Posted by Rand Simberg at March 20, 2005 03:35 PM

I'm sorry about the number of mistakes I made there particularly about the misidentification of Quisling with Sweden. But Dick, yes, I'm serious about France, the USSR, Afghanistan, etc. France after it lost to Germany in 1940 exhibited a lot of cooperation afterwards. Certainly, if Nazi Germany found it expedient, they could have shown after the fact the existence of an "invitation". The USSR was an even clearer case since as mentioned before Nazi Germany did receive a lot of its soldiers from USSR territory. If the Nazi's hadn't been so bloodthirsty and brutal, they might have won that front. Obviously, the D-Day invasion was also by invitation, but it wasn't at the invitation of Germany or Vichy France.

In the early days of the Second World War, when Germany still found some use for world opinion, I bet its propagandists often claimed that Germany had been "invited" into Austria or Czechoslovakia.

And Dick, your helpful comments on Afghanistan proves my point. Depending on invitation or the appearance of invitation as any sort of moral justification is absurd. If you really need an invitation for invasion, then you can find someone to do it even if you have to depose a regime or two to get it.

Posted by Karl Hallowell at March 20, 2005 04:30 PM

Since 1976, in the always volatile Middle East, Syrian troops have been stationed in Lebanon as a peacekeeping force.

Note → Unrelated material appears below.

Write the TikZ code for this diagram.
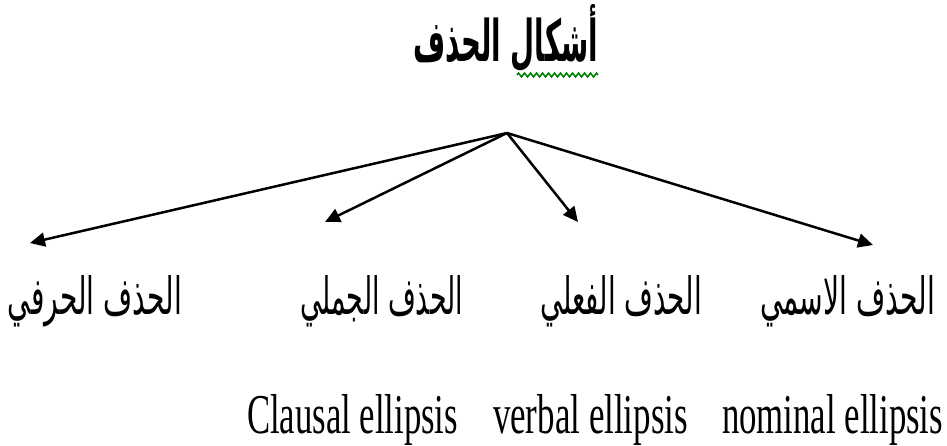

I like that. "Stationed". "Peacekeeping force." Syria's obviously the caring and sharing gentle giant of the region. I wonder if Iraq's entry mentions how in the "always volatile Middle East" the US has had a "peacekeeping force" "stationed" there since 2003? Let's have a look:

Today, after the US-led invasion in March of 2003, the Hussein power base is gone, and Iraq is in transition. Military forces remain, helping to restore the damaged infrastructure, and the development of a freely elected government.

Well, could be worse, but could be better. "Hussein power base" sounds rather innocuous and it is unclear exactly who caused most of the damage to the infrastructure. Hopefully, the fact that Syria is not mentioned as the occupying force in Lebanon will soon be made moot by the continuation of current developments there.